Are You Over-Functioning? How to Recognize It—and Reclaim Balance

If you’re the one who holds everything together—at home, at work, in relationships—you might be praised as dependable, selfless, or “the strong one.” But underneath that competence, there’s often exhaustion, resentment, and a quiet question: Why does it feel like everything depends on me?


Rooted in Bowen Family Systems Theory, over-functioning describes a pattern where one person consistently takes on more responsibility—emotionally, mentally, or practically—than is actually theirs. Often, this develops in relationships with someone who is under-functioning, creating a cycle that reinforces itself over time.


Let’s explore how to recognize over-functioning in your life—and how to shift toward a healthier balance and shared accountability.


Mini Quiz: Are You Overfunctioning?

Take a moment to reflect.

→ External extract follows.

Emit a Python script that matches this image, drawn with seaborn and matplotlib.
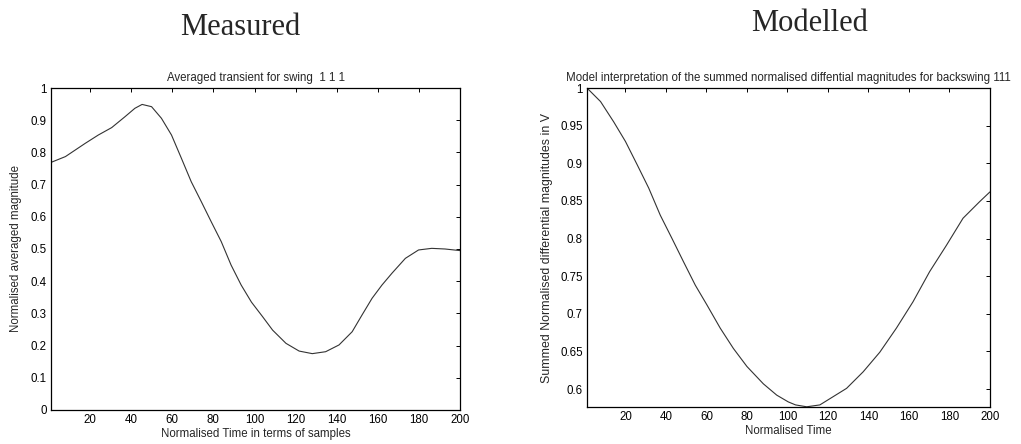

Answer yes or no:


  1. Do you frequently step in to fix problems before others even try?

  2. Do you feel responsible for other people’s emotions or outcomes?

  3. Do you say “yes” when you’re already overwhelmed?

  4. Do you struggle to trust others to do things “right”?

  5. Do you feel anxious or guilty when you don’t help?

  6. Do you often feel resentful but continue doing the same behaviors?

  7. Do others rely on you in ways that feel one-sided?

  8. Do you anticipate needs before they’re expressed?


Scoring:

  • 0–2 “yes”: Likely balanced functioning

  • 3–5 “yes”: Mild over-functioning tendencies

  • 6+ “yes”: Strong over-functioning pattern worth exploring


What Over-Functioning Means in Relationships


Over-functioning comes from Bowen Family Systems Theory, which looks at how people behave in close relationships like families, couples, or teams. When anxiety or stress rises in these groups, people tend to respond in two opposite ways:


  • Over-functioning: Taking charge, fixing problems, anticipating others’ needs, or controlling outcomes.

  • Under-functioning: Withdrawing, avoiding responsibility, or relying heavily on others.


These roles often form a cycle: the more one person over-functions, the more the other under-functions. This dynamic can keep repeating, making it hard for either person to change.


At its core, over-functioning is about managing anxiety in relationships. It often reflects difficulty with:


  • Differentiation of self: Holding onto your own identity while staying connected to others.

  • Setting boundaries: Knowing where your responsibilities end and others’ begin.

  • Tolerating discomfort: Allowing others to struggle without stepping in to fix things immediately.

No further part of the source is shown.